Actions against Foreign Priests
In July 2015, Belarusian border guards denied entry to the U.S.-based Archbishop of the Belarusian Autocephalous Orthodox Church. In December 2015, the government denied entry to two Polish Catholic priests invited by the church to work in Belarus. The Catholic Bishops Conference has noted publicly the increased difficulty their priests face in receiving official permission to enter Belarus. In February 2016, Plenipotentiary Gulyako was publicly critical of Catholic priests' "destructive" activity and also criticized the Catholic Church for its alleged failings in training clergy. According to Forum 18, the Plenipotentiary's Office impeded the required registration for the Catholic Theological Academy that remains under construction in Minsk. The Conference of Catholic Bishops observed that training of clergy is an internal issue and noted there are 19 students in Catholic seminaries in Belarus and abroad.
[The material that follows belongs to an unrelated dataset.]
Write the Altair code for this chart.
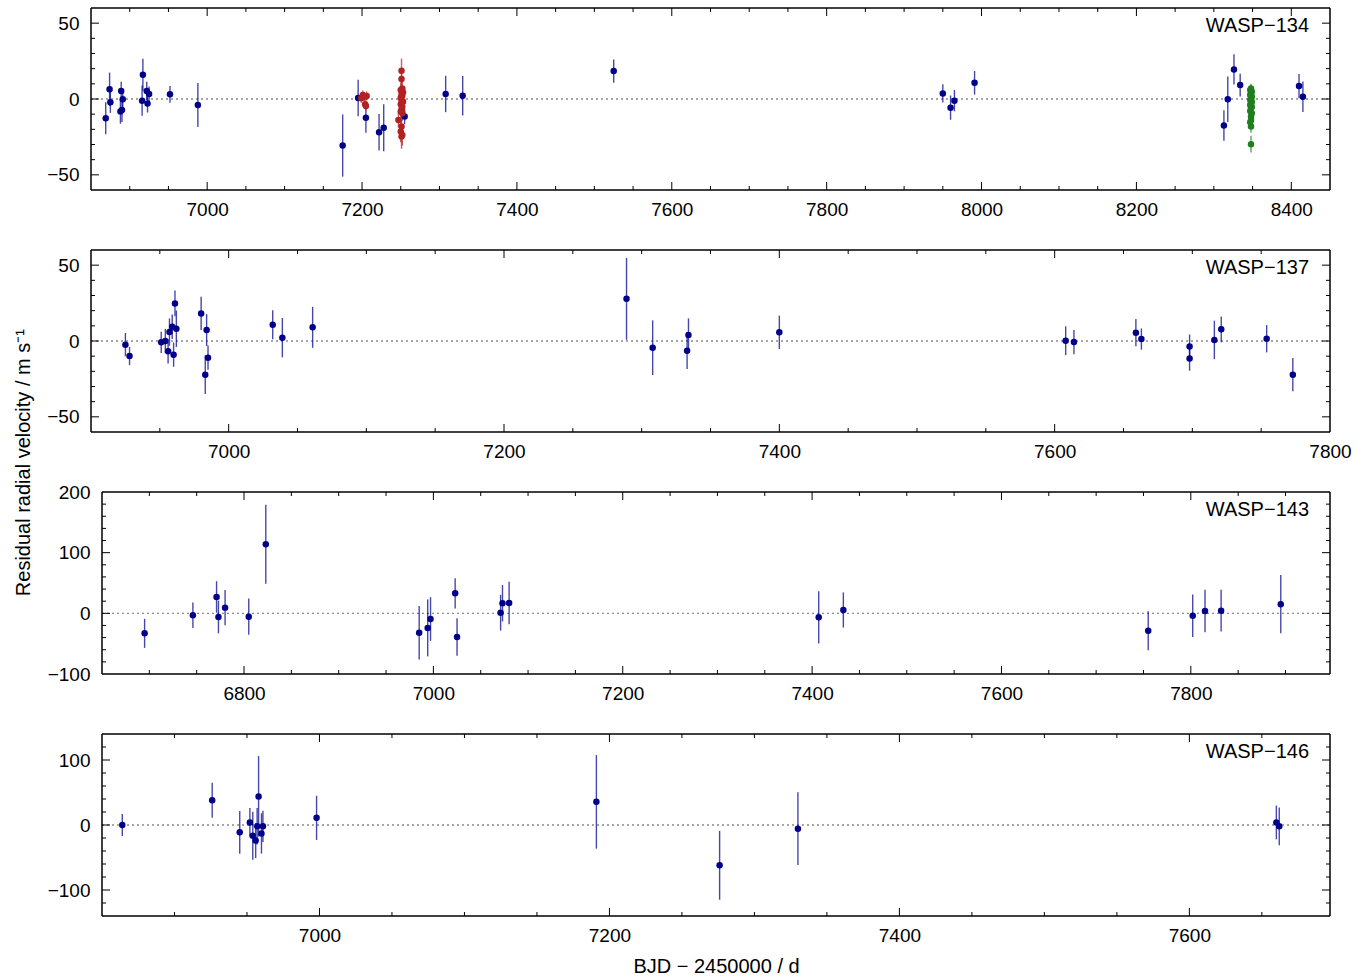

New Alternative Service Law
In June 2015, Belarus adopted its first Alternative Service Law, which will go into effect on July 1, 2016. Members of pacifist religious communities will be eligible for civilian alternative service, under the control of the Labor and Social Security Ministry, for a term that is twice as long as military service. The new law does not address the status of objectors from religious communities that are not formally pacifist or non-religious conscientious objectors. Young men already in military service cannot apply for alternative service if they change their views. As of September 2015, one Jehovah's Witness conscientious objector still faced conscription attempts, even though criminal and administrative charges against him were dropped. A second Jehovah's Witness conscientious objector was acquitted at his criminal trial.
Recommendations
After Russian forces invaded Ukraine in 2014, Belarus has hosted several high-level international meetings on the crisis. These meetings have included State Department representatives, even though the United States has not had an ambassador in Belarus since 2008. With such increased U.S. government engagement with Belarus, USCIRF recommends the State Department raise concerns about religious freedom and related human rights with Belarusian officials. In addition, the U.S. government should raise publicly Belarusian religious freedom violations at appropriate international fora, such as the OSCE and the UN, particularly the need to reform the religion law.